Under Bush's plan, the federal government will reimburse schools that take in displaced students, cover health care costs for all evacuees and give $5,000 accounts to evacuees to help with job training, housing and child care.

"The federal government doesn't have the money. The rebuilding money should come from state and local budgets," Edwards told FOXNews.com. "States should issue bonds for long-term investments for freeways and the like. ... They should look at innovative private financing mechanisms."

But not all the responsibility fell on the Bush administration, Edwards said, pointing to the pork-laden spending bills that have come out of Congress recently.

"The levees were a public interest project, but Congress" — including lawmakers from Louisiana — "misallocated money to these special projects, and these true public interest projects like the levees weren't funded. That's the scandal, it seems to me."

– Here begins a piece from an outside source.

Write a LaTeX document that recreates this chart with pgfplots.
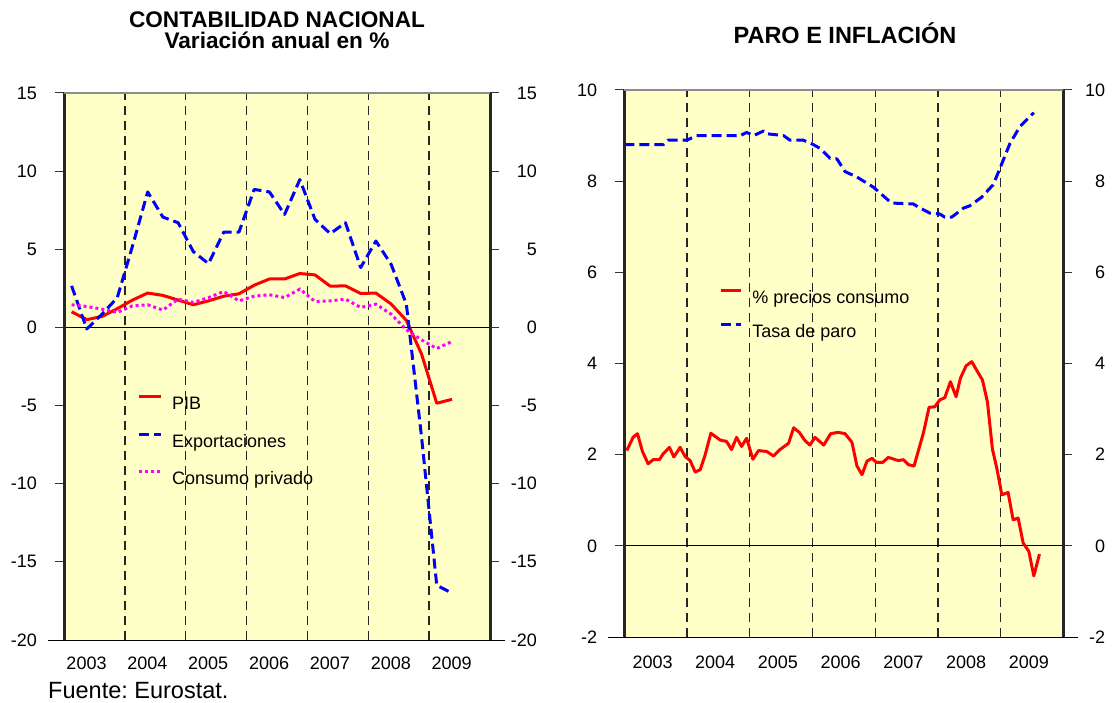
\documentclass[border=0pt]{standalone}
\usepackage{fontspec}
\setmainfont{Liberation Sans}
\usepackage{pgfplots}
\pgfplotsset{compat=1.18}
\frenchspacing
\definecolor{bgyellow}{RGB}{255,255,200}
\definecolor{lred}{RGB}{255,0,0}
\definecolor{lblue}{RGB}{0,0,255}
\definecolor{lmag}{RGB}{255,0,255}
\newcommand{\tfont}{\fontsize{18}{21}\selectfont}
\tikzset{
  vline/.style={black!85, line width=1.3pt, dash pattern=on 9pt off 6pt},
  sred/.style={lred, line width=3pt, line join=round},
  sblue/.style={lblue, line width=3pt, dash pattern=on 10pt off 5pt, line join=round},
  smag/.style={lmag, line width=3pt, dash pattern=on 3pt off 3pt},
}
\pgfplotsset{
  panel/.style={
    scale only axis, clip mode=individual,
    axis background/.style={fill=bgyellow},
    axis line style={draw=none},
    xmin=2003, xmax=2010,
    xtick style={draw=none},
    ytick style={draw=black!80, line width=1pt},
    tick align=outside, major tick length=9pt,
    ytick pos=both, yticklabel pos=left,
    /pgf/number format/assume math mode=true,
    tick label style={font=\tfont, inner sep=0pt},
    legend cell align=left,
  },
  rlabels/.style={
    scale only axis, xmin=2003, xmax=2010,
    axis line style={draw=none}, xtick=\empty,
    major tick length=0pt, ytick pos=right, yticklabel pos=right,
    /pgf/number format/assume math mode=true,
    tick label style={font=\tfont, inner sep=0pt},
  },
}
\begin{document}
\begin{tikzpicture}
\path[use as bounding box] (0pt,0pt) rectangle (1116pt,702pt);

% ---------------- Left panel ----------------
\begin{axis}[panel, at={(64pt,62pt)}, anchor=south west,
  width=426pt, height=547pt,
  ymin=-20, ymax=15, ytick={-20,-15,-10,-5,0,5,10,15},
  xtick={2003.37,2004.37,2005.37,2006.37,2007.37,2008.37,2009.37},
  xticklabels={2003,2004,2005,2006,2007,2008,2009},
  xticklabel style={yshift=-8pt},
  yticklabel style={xshift=-18pt},
  legend style={at={(0.171,0.448)}, anchor=north west, draw=none, fill=none,
    inner sep=0pt, font=\tfont, column sep=10pt, row sep=23pt,
    nodes={inner sep=0pt, text height=13pt, text depth=0pt}},
  legend image code/.code={\draw[#1] (0pt,6.5pt) -- (22pt,6.5pt);},
]
\pgfplotsinvokeforeach{2004,2005,2006,2007,2008,2009}{
  \draw[vline] (axis cs:#1,-20) -- (axis cs:#1,15);
}
\draw[black, line width=0.9pt] (axis cs:2003,0) -- (axis cs:2010,0);
\addplot[sred] coordinates {
(2003.125,1.0) (2003.375,0.5) (2003.625,0.7) (2003.875,1.2)
(2004.125,1.75) (2004.375,2.2) (2004.625,2.05) (2004.875,1.75)
(2005.125,1.45) (2005.375,1.7) (2005.625,2.0) (2005.875,2.15)
(2006.125,2.7) (2006.375,3.1) (2006.625,3.1) (2006.875,3.45)
(2007.125,3.36) (2007.375,2.64) (2007.625,2.66) (2007.875,2.17)
(2008.125,2.2) (2008.375,1.5) (2008.625,0.45) (2008.875,-1.7)
(2009.125,-4.85) (2009.375,-4.6)};
\addlegendentry{PIB}
\addplot[sblue] coordinates {
(2003.125,2.66) (2003.375,-0.1) (2003.625,0.85) (2003.875,1.9)
(2004.125,5.2) (2004.375,8.67) (2004.625,7.06) (2004.875,6.7)
(2005.125,4.85) (2005.375,4.08) (2005.625,6.1) (2005.875,6.1)
(2006.125,8.83) (2006.375,8.67) (2006.625,7.23) (2006.875,9.46)
(2007.125,6.91) (2007.375,6.0) (2007.625,6.7) (2007.875,3.83)
(2008.125,5.53) (2008.375,4.04) (2008.625,1.5) (2008.875,-7.0)
(2009.125,-16.5) (2009.375,-17.0)};
\addlegendentry{Exportaciones}
\addplot[smag] coordinates {
(2003.125,1.45) (2003.375,1.34) (2003.625,1.17) (2003.875,0.96)
(2004.125,1.38) (2004.375,1.45) (2004.625,1.11) (2004.875,1.81)
(2005.125,1.6) (2005.375,1.91) (2005.625,2.3) (2005.875,1.7)
(2006.125,2.0) (2006.375,2.09) (2006.625,1.91) (2006.875,2.45)
(2007.125,1.66) (2007.375,1.70) (2007.625,1.81) (2007.875,1.28)
(2008.125,1.49) (2008.375,0.85) (2008.625,-0.15) (2008.875,-0.8)
(2009.125,-1.35) (2009.375,-0.9)};
\addlegendentry{Consumo privado}
\draw[black!85, line width=3pt] (rel axis cs:0,0) -- (rel axis cs:0,1);
\draw[black!85, line width=3pt] (rel axis cs:1,0) -- (rel axis cs:1,1);
\draw[black!45, line width=1.5pt] (rel axis cs:0,1) -- (rel axis cs:1,1);
\draw[black, line width=1pt] (rel axis cs:-0.038,0) -- (rel axis cs:1.035,0);
\end{axis}
\begin{axis}[rlabels, at={(64pt,62pt)}, anchor=south west,
  width=426pt, height=547pt, ymin=-20, ymax=15,
  ytick={-20,-15,-10,-5,0,5,10,15},
  yticklabel style={anchor=east, xshift=47pt}]
\end{axis}

% ---------------- Right panel ----------------
\begin{axis}[panel, at={(624.3pt,65pt)}, anchor=south west,
  width=439pt, height=547pt,
  ymin=-2, ymax=10, ytick={-2,0,2,4,6,8,10},
  xtick={2003.45,2004.45,2005.45,2006.45,2007.45,2008.45,2009.45},
  xticklabels={2003,2004,2005,2006,2007,2008,2009},
  xticklabel style={yshift=-10pt},
  yticklabel style={xshift=-18pt},
  legend style={at={(0.216,0.637)}, anchor=north west, draw=none, fill=none,
    inner sep=0pt, font=\tfont, column sep=10pt, row sep=20pt,
    nodes={inner sep=0pt, text height=13pt, text depth=0pt}},
  legend image code/.code={\draw[#1] (0pt,6.5pt) -- (20pt,6.5pt);},
]
\pgfplotsinvokeforeach{2004,2005,2006,2007,2008,2009}{
  \draw[vline] (axis cs:#1,-2) -- (axis cs:#1,10);
}
\draw[black, line width=0.9pt] (axis cs:2003,0) -- (axis cs:2010,0);
\addplot[sred] coordinates {
(2003.04,2.09) (2003.14,2.38) (2003.21,2.46) (2003.29,2.07) (2003.38,1.80)
(2003.46,1.89) (2003.56,1.89) (2003.62,2.02) (2003.72,2.16) (2003.79,1.95)
(2003.89,2.16) (2003.97,1.96) (2004.05,1.87) (2004.13,1.62) (2004.21,1.67)
(2004.29,2.0) (2004.38,2.47) (2004.53,2.32) (2004.63,2.29) (2004.71,2.11)
(2004.79,2.38) (2004.87,2.18) (2004.95,2.36) (2005.05,1.9) (2005.14,2.09)
(2005.27,2.07) (2005.38,1.97) (2005.48,2.11) (2005.62,2.25) (2005.70,2.59)
(2005.79,2.49) (2005.88,2.31) (2005.96,2.21) (2006.04,2.38) (2006.18,2.21)
(2006.29,2.46) (2006.41,2.49) (2006.52,2.46) (2006.63,2.27) (2006.71,1.75)
(2006.79,1.56) (2006.87,1.86) (2006.95,1.92) (2007.02,1.83) (2007.12,1.83)
(2007.21,1.94) (2007.37,1.87) (2007.45,1.89) (2007.53,1.78) (2007.62,1.75)
(2007.77,2.48) (2007.86,3.04) (2007.95,3.05) (2008.03,3.2) (2008.11,3.25)
(2008.20,3.6) (2008.29,3.27) (2008.36,3.68) (2008.45,3.95) (2008.54,4.04)
(2008.62,3.85) (2008.71,3.64) (2008.79,3.16) (2008.87,2.12) (2008.94,1.70)
(2009.02,1.12) (2009.12,1.17) (2009.20,0.57) (2009.28,0.61) (2009.36,0.06)
(2009.45,-0.12) (2009.53,-0.66) (2009.62,-0.18)};
\addlegendentry{\% precios consumo}
\addplot[sblue] coordinates {
(2003.0,8.8) (2003.62,8.8) (2003.70,8.9) (2004.0,8.9) (2004.15,9.0)
(2004.85,9.0) (2004.95,9.07) (2005.06,9.0) (2005.22,9.1) (2005.27,9.04)
(2005.54,9.0) (2005.64,8.9) (2005.85,8.9) (2005.99,8.82) (2006.12,8.72)
(2006.28,8.5) (2006.39,8.49) (2006.52,8.21) (2006.71,8.09) (2006.97,7.87)
(2007.26,7.52) (2007.61,7.5) (2007.69,7.43) (2007.87,7.3) (2008.03,7.28)
(2008.11,7.21) (2008.22,7.21) (2008.41,7.41) (2008.51,7.46) (2008.70,7.65)
(2008.88,7.92) (2008.99,8.28) (2009.15,8.83) (2009.31,9.2) (2009.53,9.5)};
\addlegendentry{Tasa de paro}
\draw[black!85, line width=3pt] (rel axis cs:0,0) -- (rel axis cs:0,1);
\draw[black!85, line width=3pt] (rel axis cs:1,0) -- (rel axis cs:1,1);
\draw[black!45, line width=1.5pt] (rel axis cs:0,1) -- (rel axis cs:1,1);
\draw[black, line width=1pt] (rel axis cs:-0.037,0) -- (rel axis cs:1.0335,0);
\end{axis}
\begin{axis}[rlabels, at={(624.3pt,65pt)}, anchor=south west,
  width=439pt, height=547pt, ymin=-2, ymax=10,
  ytick={-2,0,2,4,6,8,10},
  yticklabel style={anchor=east, xshift=42pt}]
\end{axis}

% ---------------- Titles and source ----------------
\node[font=\fontsize{22.6}{20.5}\selectfont\bfseries, align=center, inner sep=0pt]
  at (277pt,672pt) {CONTABILIDAD NACIONAL\\Variación anual en \%};
\node[font=\fontsize{23.5}{20}\selectfont\bfseries, anchor=base, inner sep=0pt]
  at (845pt,658.5pt) {PARO E INFLACIÓN};
\node[font=\fontsize{23.5}{26}\selectfont, anchor=base west, inner sep=0pt]
  at (48pt,4pt) {Fuente: Eurostat.};
\end{tikzpicture}
\end{document}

Bilmes said she wondered whether all the spending under Bush's plan was appropriate.

"One issue that needs to be asked more squarely is the number of people affected by Hurricane Katrina directly is three million people. That's one percent of the population, and we're spending 10 percent of the entire tax revenues of the country on them," she said.

Some also questioned Bush's plan to boost home ownership among minorities in the devastated region, which would provide federal land but leaves recipients with the costs of homebuilding.

"It's not clear how much property is available in the right places, and it's not clear how the president anticipates people who get that land will pay for construction," Horney said. Getting a mortgage might be too difficult for the poorest, and Habitat for Humanity — which Bush said could help with costs — built just 5,400 houses last year, Horney added.

CATO's Edwards said if Bush's approach to spending doesn't change after two national catastrophes and two wars, his place in history has already been cemented.

"The thing I have never understood about this administration is that these high deficits will mean that the next president comes in, from either party, and will try to reverse all of Bush's tax cuts," he said. "All his programs will be eliminated and he will be remembered as the big spending president. ... He's leaving a substantially negative legacy."